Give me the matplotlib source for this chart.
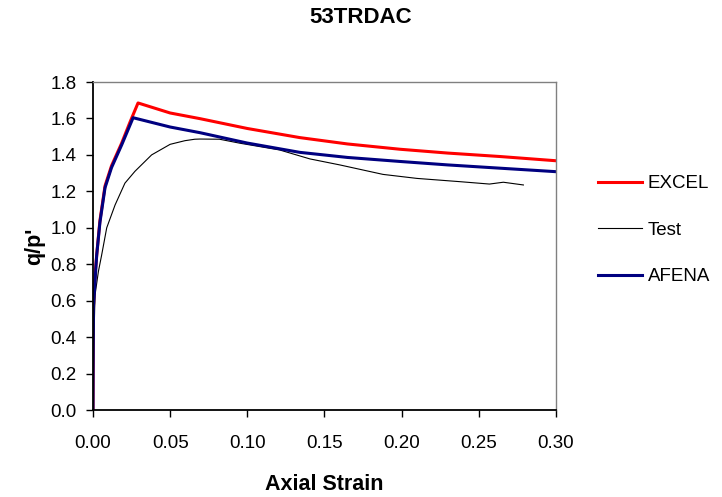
import matplotlib.pyplot as plt

plt.rcParams['font.family'] = ['Liberation Sans', 'DejaVu Sans']

# EXCEL model
excel_x = [0.0, 0.0003, 0.0013, 0.0025, 0.0045, 0.0078, 0.012, 0.0186, 0.024, 0.0292,
           0.05, 0.0693, 0.10, 0.134, 0.165, 0.199, 0.23, 0.264, 0.30]
excel_y = [0.0, 0.56, 0.74, 0.86, 1.04, 1.23, 1.34, 1.465, 1.58, 1.685,
           1.63, 1.599, 1.545, 1.495, 1.46, 1.431, 1.41, 1.391, 1.368]

# Test data
test_x = [0.0, 0.0005, 0.0013, 0.0035, 0.0056, 0.0089, 0.0143, 0.0207, 0.0272, 0.038,
          0.05, 0.0596, 0.066, 0.0693, 0.082, 0.0953, 0.121, 0.1406, 0.160, 0.188,
          0.210, 0.238, 0.257, 0.266, 0.279]
test_y = [0.0, 0.35, 0.63, 0.76, 0.85, 1.0, 1.125, 1.245, 1.31, 1.40,
          1.458, 1.478, 1.486, 1.487, 1.486, 1.464, 1.427, 1.378, 1.345, 1.293,
          1.271, 1.253, 1.240, 1.25, 1.235]

# AFENA model
afena_x = [0.0, 0.0002, 0.0024, 0.0045, 0.0078, 0.012, 0.0186, 0.026,
           0.05, 0.0693, 0.10, 0.134, 0.165, 0.199, 0.23, 0.264, 0.30]
afena_y = [0.0, 0.56, 0.85, 1.03, 1.22, 1.33, 1.455, 1.604,
           1.553, 1.522, 1.465, 1.414, 1.386, 1.364, 1.345, 1.327, 1.308]

xticks = [0, 0.05, 0.10, 0.15, 0.20, 0.25, 0.30]
xtick_labels = ['0.00', '0.05', '0.10', '0.15', '0.20', '0.25', '0.30']
yticks = [0.0, 0.2, 0.4, 0.6, 0.8, 1.0, 1.2, 1.4, 1.6, 1.8]
ytick_labels = ['0.0', '0.2', '0.4', '0.6', '0.8', '1.0', '1.2', '1.4', '1.6', '1.8']

fig = plt.figure(figsize=(7.22, 4.97), dpi=100)
ax = fig.add_axes([0.1288, 0.175, 0.641, 0.66])

ax.plot(excel_x, excel_y, color='#FF0000', lw=2.2, label='EXCEL')
ax.plot(test_x, test_y, color='black', lw=0.8, label='Test')
ax.plot(afena_x, afena_y, color='#000080', lw=2.2, label='AFENA')

ax.set_xlim(0, 0.30)
ax.set_ylim(0, 1.8)
ax.set_xticks(xticks)
ax.set_xticklabels(xtick_labels)
ax.set_yticks(yticks)
ax.set_yticklabels(ytick_labels)
ax.tick_params(labelsize=13.5, direction='out', length=5, width=1)
ax.tick_params(axis='x', pad=13)
ax.tick_params(axis='y', pad=7)

for s in ['left', 'bottom']:
    ax.spines[s].set_color('black')
    ax.spines[s].set_linewidth(1.3)
for s in ['top', 'right']:
    ax.spines[s].set_color('#808080')
    ax.spines[s].set_linewidth(1)

ax.set_xlabel('Axial Strain', fontsize=15.5, fontweight='bold', va='center')
ax.xaxis.set_label_coords(0.5, -0.226)
ax.set_ylabel("q/p'", fontsize=15.5, fontweight='bold', va='center', ha='center')
ax.yaxis.set_label_coords(-0.127, 0.5)
fig.text(0.5, 0.965, '53TRDAC', fontsize=16, fontweight='bold', ha='center', va='center')

fig.legend(loc='center left', bbox_to_anchor=(0.828, 0.537), frameon=False,
           fontsize=13.5, handlelength=2.35, handletextpad=0.3,
           labelspacing=1.57, borderpad=0, borderaxespad=0)

fig.savefig('out.png', dpi=100)
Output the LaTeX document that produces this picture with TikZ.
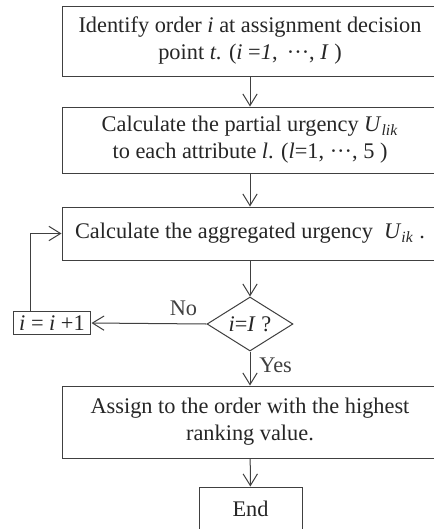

● AIM: Copy each line of the data above that holds "matplotlib".

● ANSWER TO THE EXERCISE:
Give me the matplotlib source for this chart.
import matplotlib.pyplot as plt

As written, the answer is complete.